Cook County has a new D.A.R.E. officer
The State of Minnesota recently welcomed 24 new D.A.R.E. officers. Among them was Cook County Sheriff’s Deputy Ben Hallberg, who is taking over the drug and alcohol resistance program from Chief Deputy Leif Lunde.
Chief Deputy Lunde has been the D.A.R.E. officer since 2001, taking over from Deputy Tim Weitz who started the D.A.R.E. program under the late Sheriff John Lyght. Lunde said he enjoyed his time as D.A.R.E. officer, but felt with the graduation of his son from the D.A.R.E. program last year it was a good time to step down.
Lunde is an impassioned advocate of the D.A.R.E. program, noting that there are some who say the program is not effective at stopping youth drug use. To that, Lunde replies, “You can find statistics to say just about anything.”
Lunde said he thinks D.A.R.E. is important not only for the drug resistence education, but because it provides an opportunity for police officers to interact with students in a positive way.
Hallberg, who completed two weeks of training on D.A.R.E.’s new curriculum has already begun teaching classes to third-graders at Sawtooth Elementary and Great Expectations School and fifth-graders at Sawtooth. Because of combined classes at Birch Grove Community School and Oshki Ogimaag, D.A.R.E. is taught there every other year, so next year he will be visiting those schools as well.
“That is another reason this was a good time to transition,” said Lunde.
Lunde said he was confident that Hallberg would be an excellent D.A.R.E. officer, not only because he is familiar with an updated curriculum but because he has a background in elementary education.

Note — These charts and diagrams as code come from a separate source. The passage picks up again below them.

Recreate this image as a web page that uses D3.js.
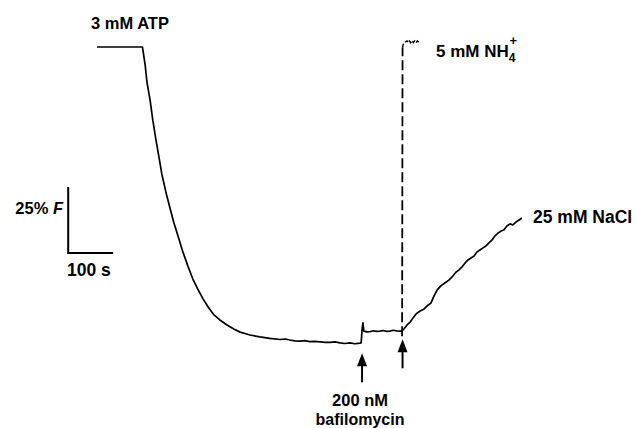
<!DOCTYPE html>
<html><head><meta charset="utf-8">
<script src="https://cdn.jsdelivr.net/npm/d3@7"></script>
<style>
html,body{margin:0;padding:0;background:#fff;}
svg{display:block;}
text{font-family:"Liberation Sans",Arial,Helvetica,sans-serif;font-weight:bold;fill:#000;}
</style></head>
<body>
<svg id="chart" width="636" height="428"></svg>
<script>
// ---- data (time in s, fluorescence change in % F) ----
const traceTime = [0,101,107,111,118,124,131,138,144,153,162,171,180,191,202,213,224,236,247,260,273,289,304,318,340,362,384,
  407,418,429,440,451,462,473,484,496,507,518,529,540,551,562,573,580,587,589,591,593,600,607,614,622,629,636,644,651,658,666,673,678];
const traceF = [0,0,-6.8,-13.3,-20.1,-27.7,-35.2,-42.0,-48.1,-54.9,-60.9,-66.7,-71.6,-77.7,-83.0,-87.9,-91.7,-95.5,-98.5,-101.5,-103.4,-105.3,-106.8,-108.0,-109.1,-109.8,-110.4,
  -110.8,-110.6,-111.0,-111.3,-111.4,-111.2,-111.6,-111.5,-111.7,-111.9,-111.9,-111.7,-112.1,-112.3,-112.1,-112.4,-112.3,-112.1,-107.2,-104.5,-107.6,-107.9,-107.8,-107.5,-107.7,-107.6,-107.4,-107.7,-107.6,-107.3,-107.5,-107.6,-107.6];

const nh4Time = [678,679,680,682,685,689,692,694,697,700,703,706,709,712,715,718];
const nh4F = [-109.6,-0.2,0.8,1.5,1.9,2.3,1.7,2.3,1.6,2.4,1.7,2.3,1.6,2.3,1.8,2.2];

const naclTime = [678,682,689,696,702,709,718,727,736,742,749,756,764,773,782,789,798,804,811,818,824,831,838,844,851,858,864,871,878,884,891,898,904,911,918,924,931,938,944];
const naclF = [-107.6,-106.8,-105.3,-104.2,-102.7,-101.1,-100.0,-99.2,-97.7,-97.0,-94.3,-92.0,-90.5,-89.4,-88.3,-87.1,-85.2,-84.5,-83.3,-81.8,-80.7,-79.9,-79.2,-77.7,-76.9,-76.1,-75.4,-74.2,-73.1,-71.6,-70.5,-69.7,-69.3,-67.8,-67.0,-67.4,-66.3,-65.5,-64.8];

// scale bar: 100 s by 25 % F
const scaleBarTime = [-64, 36];
const scaleBarF = [-53, -78];

// additions marked by arrows (time of addition, tip level, tail level)
const arrowTime = [589, 679];
const arrowTipF = [-116.0, -110.7];
const arrowTailF = [-127.0, -121.7];

// labels
const labelText = ["3 mM ATP", "25 mM NaCl", "200 nM", "bafilomycin", "100 s"];

// ---- scales ----
const x = d3.scaleLinear().domain([0, 100]).range([97, 142]);
const y = d3.scaleLinear().domain([0, -25]).range([47, 113]);

const svg = d3.select("#chart");
const line = d3.line().x(d => x(d[0])).y(d => y(d[1]));

// main trace
svg.append("path")
  .datum(d3.zip(traceTime, traceF))
  .attr("d", line)
  .attr("fill", "none").attr("stroke", "#000").attr("stroke-width", 1.7)
  .attr("stroke-linejoin", "round");

// NH4 trace (dashed rise, then wiggly plateau)
const nh4 = d3.zip(nh4Time, nh4F);
svg.append("path")
  .datum(nh4.slice(0, 2))
  .attr("d", line)
  .attr("fill", "none").attr("stroke", "#000").attr("stroke-width", 1.8)
  .attr("stroke-dasharray", "10,4");
svg.append("path")
  .datum(nh4.slice(1))
  .attr("d", line)
  .attr("fill", "none").attr("stroke", "#000").attr("stroke-width", 1.4)
  .attr("stroke-dasharray", "4,2");

// NaCl trace
svg.append("path")
  .datum(d3.zip(naclTime, naclF))
  .attr("d", line)
  .attr("fill", "none").attr("stroke", "#000").attr("stroke-width", 1.7)
  .attr("stroke-linejoin", "round");

// scale bar
svg.append("path")
  .attr("d", `M${x(scaleBarTime[0])},${y(scaleBarF[0])}V${y(scaleBarF[1])}H${x(scaleBarTime[1])}`)
  .attr("fill", "none").attr("stroke", "#000").attr("stroke-width", 2);

// arrows
arrowTime.forEach((t, i) => {
  const ax = x(t), tip = y(arrowTipF[i]), tail = y(arrowTailF[i]);
  svg.append("line").attr("x1", ax).attr("x2", ax).attr("y1", tip + 8).attr("y2", tail)
    .attr("stroke", "#000").attr("stroke-width", 2);
  svg.append("path")
    .attr("d", `M${ax},${tip}L${ax - 5},${tip + 13}L${ax + 5},${tip + 13}Z`)
    .attr("fill", "#000");
});

// labels
svg.append("text").attr("x", 91).attr("y", 29).attr("font-size", 16.5).text(labelText[0]);

const nh = svg.append("text").attr("x", 436).attr("y", 57).attr("font-size", 17);
nh.append("tspan").text("5 mM NH");
nh.append("tspan").attr("font-size", 12).attr("dy", 5).text("4");
nh.append("tspan").attr("font-size", 13).attr("dx", -6).attr("dy", -17).text("+");

svg.append("text").attr("x", 533).attr("y", 223).attr("font-size", 17.5).text(labelText[1]);

const fl = svg.append("text").attr("x", 63).attr("y", 214).attr("font-size", 16.5).attr("text-anchor", "end");
fl.append("tspan").text("25% ");
fl.append("tspan").attr("font-style", "italic").text("F");

svg.append("text").attr("x", 67).attr("y", 276).attr("font-size", 17.5).text(labelText[4]);

svg.append("text").attr("x", 360).attr("y", 406).attr("font-size", 16.5).attr("text-anchor", "middle").text(labelText[2]);
svg.append("text").attr("x", 360).attr("y", 425).attr("font-size", 16).attr("text-anchor", "middle").text(labelText[3]);
</script>
</body></html>
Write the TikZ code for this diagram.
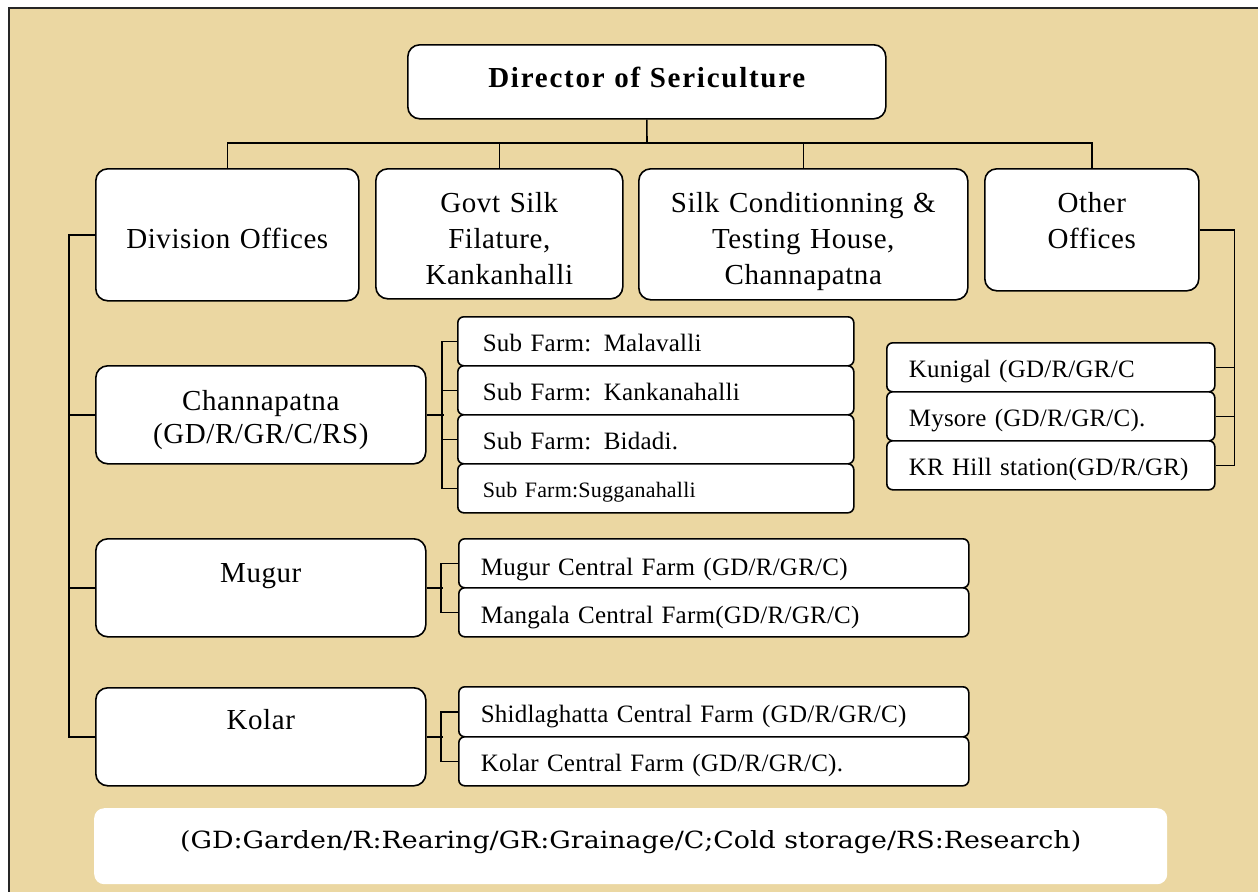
\documentclass[tikz,border=0pt]{standalone}
\usepackage{fontspec}
\usepackage{graphicx}
\newfontfamily\tnr[LetterSpace=2]{Liberation Serif}
\newfontfamily\tnrs[LetterSpace=1]{Liberation Serif}
\newfontfamily\tnrb[LetterSpace=6]{Liberation Serif}
\newfontfamily\legfont{DejaVu Serif}
\definecolor{parch}{RGB}{235,215,162}
\begin{document}
\begin{tikzpicture}[x=1pt,y=-1pt,
  bigbox/.style={draw, line width=1.6pt, fill=white, rounded corners=12pt, inner sep=0pt,
    align=center, anchor=north west, font=\tnr\fontsize{29}{36}\selectfont},
  smallbox/.style={draw, line width=1.6pt, fill=white, rounded corners=6pt, inner sep=0pt,
    align=left, anchor=north west, font=\tnrs\fontsize{25}{30}\selectfont},
  conn/.style={line width=1.6pt}]
\fill[white] (0,0) rectangle (1258,892);
\useasboundingbox (0,0) rectangle (1258,892);
\fill[parch] (9,8) rectangle (1258,892);
\draw[line width=1.5pt, black!85] (1258,8) -- (9,8) -- (9,892);

% top level
\node[bigbox, text width=478pt, text height=43pt, text depth=31pt,
  font=\tnrb\bfseries\fontsize{29}{35}\selectfont] (dir) at (407,44) {Director of Sericulture};

\node[bigbox, text width=263pt, text height=80pt, text depth=52pt] (div) at (95,168) {Division Offices};
\node[bigbox, text width=247pt, text height=44pt, text depth=86pt] (gov) at (375,168) {Govt Silk\\Filature,\\Kankanhalli};
\node[bigbox, text width=329pt, text height=44pt, text depth=87pt] (silk) at (638,168) {Silk Conditionning \&\\Testing House,\\Channapatna};
\node[bigbox, text width=214pt, text height=44pt, text depth=78pt] (oth) at (984,168) {Other\\Offices};

% divisions
\node[bigbox, text width=330pt, text height=45pt, text depth=53pt,
  font=\tnr\fontsize{29}{33}\selectfont] (chan) at (95,365) {Channapatna\\(GD/R/GR/C/RS)};
\node[bigbox, text width=330pt, text height=44pt, text depth=54pt] (mug) at (95,538) {Mugur};
\node[bigbox, text width=330pt, text height=42pt, text depth=56pt] (kol) at (95,687) {Kolar};

% sub farms
\node[smallbox, text width=396pt, text height=35pt, text depth=14pt] (sf1) at (457,316) {\hspace*{25pt}Sub Farm: Malavalli};
\node[smallbox, text width=396pt, text height=35pt, text depth=14pt] (sf2) at (457,365) {\hspace*{25pt}Sub Farm: Kankanahalli};
\node[smallbox, text width=396pt, text height=35pt, text depth=14pt] (sf3) at (457,414) {\hspace*{25pt}Sub Farm: Bidadi.};
\node[smallbox, text width=396pt, text height=34pt, text depth=15pt,
  font=\tnrs\fontsize{22}{26}\selectfont] (sf4) at (457,463) {\hspace*{25pt}Sub Farm:Sugganahalli};

% other offices farms
\node[smallbox, text width=328pt, text height=35pt, text depth=14pt] (of1) at (886,342) {\hspace*{22pt}Kunigal (GD/R/GR/C};
\node[smallbox, text width=328pt, text height=35pt, text depth=14pt] (of2) at (886,391) {\hspace*{22pt}Mysore (GD/R/GR/C).};
\node[smallbox, text width=328pt, text height=35pt, text depth=14pt] (of3) at (886,440) {\hspace*{22pt}KR Hill station(GD/R/GR)};

% mugur farms
\node[smallbox, text width=510pt, text height=37pt, text depth=12pt] (mf1) at (458,538) {\hspace*{22pt}Mugur Central Farm (GD/R/GR/C)};
\node[smallbox, text width=510pt, text height=36pt, text depth=13pt] (mf2) at (458,587) {\hspace*{22pt}Mangala Central Farm(GD/R/GR/C)};

% kolar farms
\node[smallbox, text width=510pt, text height=36pt, text depth=14pt] (kf1) at (458,686) {\hspace*{22pt}Shidlaghatta Central Farm (GD/R/GR/C)};
\node[smallbox, text width=510pt, text height=35pt, text depth=14pt] (kf2) at (458,736) {\hspace*{22pt}Kolar Central Farm (GD/R/GR/C).};

% legend
\node[fill=white, rounded corners=10pt, minimum width=1073pt, inner sep=0pt,
  text height=40pt, text depth=36pt, anchor=north west]
  (leg) at (94,808) {\resizebox{901pt}{18pt}{\legfont (GD:Garden/R:Rearing/GR:Grainage/C;Cold storage/RS:Research)}};

% connectors
\coordinate (j) at (647,143);
\draw[conn] (dir.south) -- (j);
\draw[conn] (j) -| (div.north);
\draw[conn] (j) -| (gov.north);
\draw[conn] (j) -| (silk.north);
\draw[conn] (j) -| (oth.north);

\draw[conn] (div.west) -- ++(-26,0) |- (kol.west);
\draw[conn] (chan.west) -- ++(-26,0);
\draw[conn] (mug.west) -- ++(-26,0);

\draw[conn] (chan.east) -- ++(17,0);
\draw[conn] (sf1.west) -- ++(-15,0) |- (sf4.west);
\draw[conn] (sf2.west) -- ++(-15,0);
\draw[conn] (sf3.west) -- ++(-15,0);

\draw[conn] (mug.east) -- ++(16,0);
\draw[conn] (mf1.west) -- ++(-17,0) |- (mf2.west);
\draw[conn] (kol.east) -- ++(16,0);
\draw[conn] (kf1.west) -- ++(-17,0) |- (kf2.west);

\draw[conn] (oth.east) -- ++(35,0) |- (of3.east);
\draw[conn] (of1.east) -- ++(19,0);
\draw[conn] (of2.east) -- ++(19,0);
\end{tikzpicture}
\end{document}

And, joked Lunde, he will have plenty of time on the job. Lunde pointed out that he stayed in the position until his children completed D.A.R.E. Hallberg has an “almost preschool” child and a first-grader so, Lunde said, “He has to wait until they finish D.A.R.E.”

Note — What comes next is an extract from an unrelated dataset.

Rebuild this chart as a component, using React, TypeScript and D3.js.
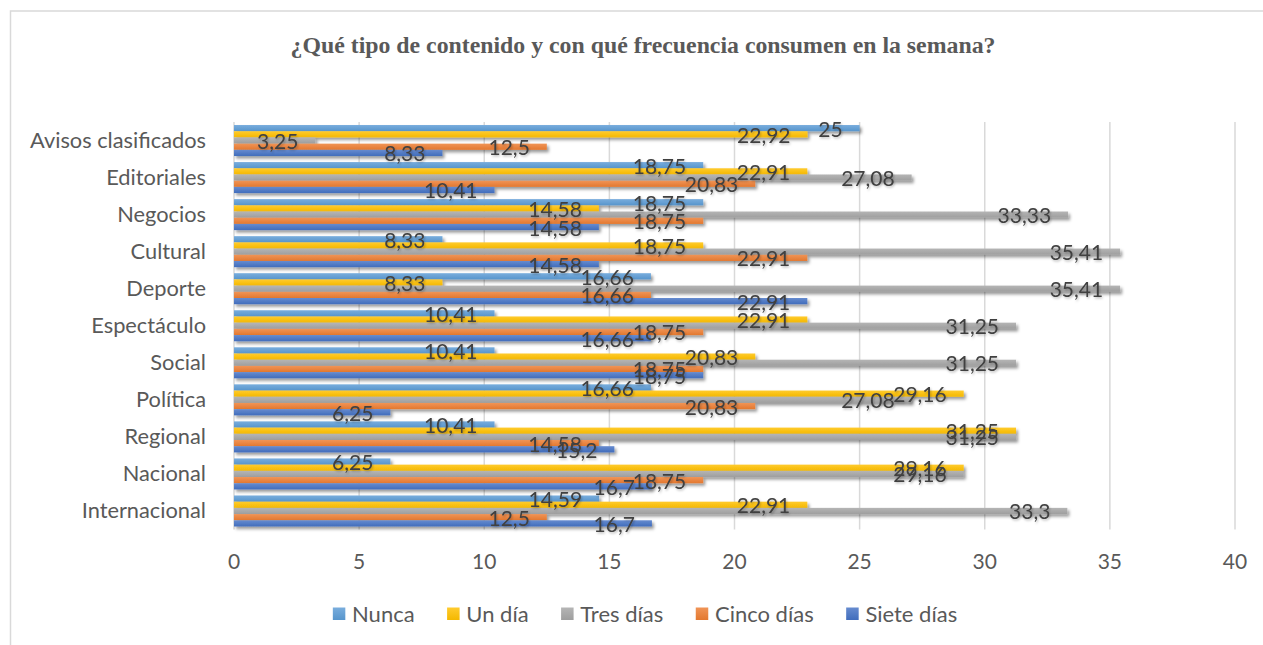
import React from 'react';
import * as d3 from 'd3';

const categories = [
  'Avisos clasificados', 'Editoriales', 'Negocios', 'Cultural', 'Deporte',
  'Espectáculo', 'Social', 'Política', 'Regional', 'Nacional', 'Internacional',
];
const seriesNames = ['Nunca', 'Un día', 'Tres días', 'Cinco días', 'Siete días'];
const nunca = [25, 18.75, 18.75, 8.33, 16.66, 10.41, 10.41, 16.66, 10.41, 6.25, 14.59];
const unDia = [22.92, 22.91, 14.58, 18.75, 8.33, 22.91, 20.83, 29.16, 31.25, 29.16, 22.91];
const tresDias = [3.25, 27.08, 33.33, 35.41, 35.41, 31.25, 31.25, 27.08, 31.25, 29.16, 33.3];
const cincoDias = [12.5, 20.83, 18.75, 22.91, 16.66, 18.75, 18.75, 20.83, 14.58, 18.75, 12.5];
const sieteDias = [8.33, 10.41, 14.58, 14.58, 22.91, 16.66, 18.75, 6.25, 15.2, 16.7, 16.7];
const xTicks = [0, 5, 10, 15, 20, 25, 30, 35, 40];
const colors = ['#5B9BD5', '#FFC000', '#A5A5A5', '#ED7D31', '#4472C4'];
const title = '¿Qué tipo de contenido y con qué frecuencia consumen en la semana?';

const SANS = 'Lato, "Open Sans", sans-serif';

function measure(text: string, font: string): number {
  const c = document.createElement('canvas').getContext('2d');
  if (!c) return text.length * 10;
  c.font = font;
  return c.measureText(text).width;
}

const fmt = (v: number) => String(v).replace('.', ',');

export default function App() {
  const W = 1263;
  const H = 645;
  const series = [nunca, unDia, tresDias, cincoDias, sieteDias];

  const x = d3.scaleLinear().domain([0, 40]).range([234, 1235]);
  const y = d3
    .scaleBand<string>()
    .domain(categories)
    .range([122, 529.5])
    .paddingInner(0.163)
    .paddingOuter(0.0815);
  const ys = d3.scaleBand<string>().domain(seriesNames).range([0, y.bandwidth()]);

  const legendFontSize = 22;
  const labelFont = `${legendFontSize}px ${SANS}`;
  const legendWidths = seriesNames.map((s) => measure(s, labelFont));
  const swatch = 12.5;
  const swGap = 6.7;
  const itemGap = 32.5;
  const totalLegend =
    legendWidths.reduce((a, b) => a + b + swatch + swGap, 0) + itemGap * (seriesNames.length - 1);
  let lx = 645 - totalLegend / 2;
  const legendPos = legendWidths.map((w) => {
    const p = lx;
    lx += swatch + swGap + w + itemGap;
    return p;
  });

  return (
    <svg
      width={W}
      height={H}
      style={{ position: 'absolute', left: 0, top: 0, background: '#fff' }}
    >
      <defs>
        {colors.map((c, i) => (
          <linearGradient key={i} id={`g${i}`} x1="0" y1="0" x2="0" y2="1">
            <stop offset="0" stopColor={d3.interpolateRgb(c, '#ffffff')(0.18)} />
            <stop offset="1" stopColor={d3.color(c)!.darker(0.12).formatHex()} />
          </linearGradient>
        ))}
        <filter id="barShadow" x="-5%" y="-50%" width="110%" height="250%">
          <feDropShadow dx="2" dy="2.5" stdDeviation="1.8" floodColor="#000" floodOpacity="0.4" />
        </filter>
        <filter id="txtShadow" x="-10%" y="-20%" width="130%" height="150%">
          <feDropShadow dx="1" dy="1.5" stdDeviation="1" floodColor="#000" floodOpacity="0.25" />
        </filter>
      </defs>

      <rect x={10.5} y={11} width={1270} height={660} fill="#fff" stroke="#d9d9d9" strokeWidth={1.5} />

      <text
        x={643}
        y={53}
        textAnchor="middle"
        fontFamily='"Liberation Serif", "Times New Roman", serif'
        fontWeight="bold"
        fontSize={23.8}
        fill="#595959"
      >
        {title}
      </text>

      {/* gridlines */}
      {xTicks.map((t) => (
        <line
          key={t}
          x1={x(t)}
          x2={x(t)}
          y1={122}
          y2={529.5}
          stroke="#d9d9d9"
          strokeWidth={1.5}
        />
      ))}

      {/* bars */}
      {categories.map((cat, ci) => (
        <g key={cat}>
          {series.map((vals, si) => (
            <rect
              key={si}
              x={x(0)}
              y={(y(cat) ?? 0) + (ys(seriesNames[si]) ?? 0)}
              width={x(vals[ci]) - x(0)}
              height={ys.bandwidth()}
              fill={`url(#g${si})`}
              filter="url(#barShadow)"
            />
          ))}
        </g>
      ))}

      {/* data labels */}
      <g filter="url(#txtShadow)">
        {categories.map((cat, ci) =>
          series.map((vals, si) => (
            <text
              key={`${ci}-${si}`}
              x={x(vals[ci]) - 17}
              y={(y(cat) ?? 0) + (ys(seriesNames[si]) ?? 0) + ys.bandwidth() / 2 + 8.5}
              textAnchor="end"
              fontFamily={SANS}
              fontSize={21}
              fill="#404040"
            >
              {fmt(vals[ci])}
            </text>
          ))
        )}
      </g>

      {/* category labels */}
      {categories.map((cat) => (
        <text
          key={cat}
          x={206}
          y={(y(cat) ?? 0) + y.bandwidth() / 2 + 7.5}
          textAnchor="end"
          fontFamily={SANS}
          fontSize={21.8}
          fill="#595959"
        >
          {cat}
        </text>
      ))}

      {/* x tick labels */}
      {xTicks.map((t) => (
        <text
          key={t}
          x={x(t)}
          y={568.5}
          textAnchor="middle"
          fontFamily={SANS}
          fontSize={21}
          fill="#595959"
        >
          {t}
        </text>
      ))}

      {/* legend */}
      {seriesNames.map((s, i) => (
        <g key={s}>
          <rect
            x={legendPos[i]}
            y={607.5}
            width={swatch}
            height={swatch}
            fill={`url(#g${i})`}
          />
          <text
            x={legendPos[i] + swatch + swGap}
            y={621.5}
            fontFamily={SANS}
            fontSize={legendFontSize}
            fill="#595959"
          >
            {s}
          </text>
        </g>
      ))}
    </svg>
  );
}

Hallberg said he is looking forward to it. He too, is a D.A.R.E. advocate, noting that it is much more than drug resistance. The new curriculum’s design is based on the Socio-Emotional Learning Theory (SEL). SEL identifies fundamental, basic skills and development processes needed for healthy development. The curriculum uses this theory to teach youth to control their impulses and think about risks and consequences which will guide them to healthy choices not only about drugs but across all parts of their lives.
“It’s a decision-making model. It teaches them to talk about a problem and about thinking it through,” said Hallberg.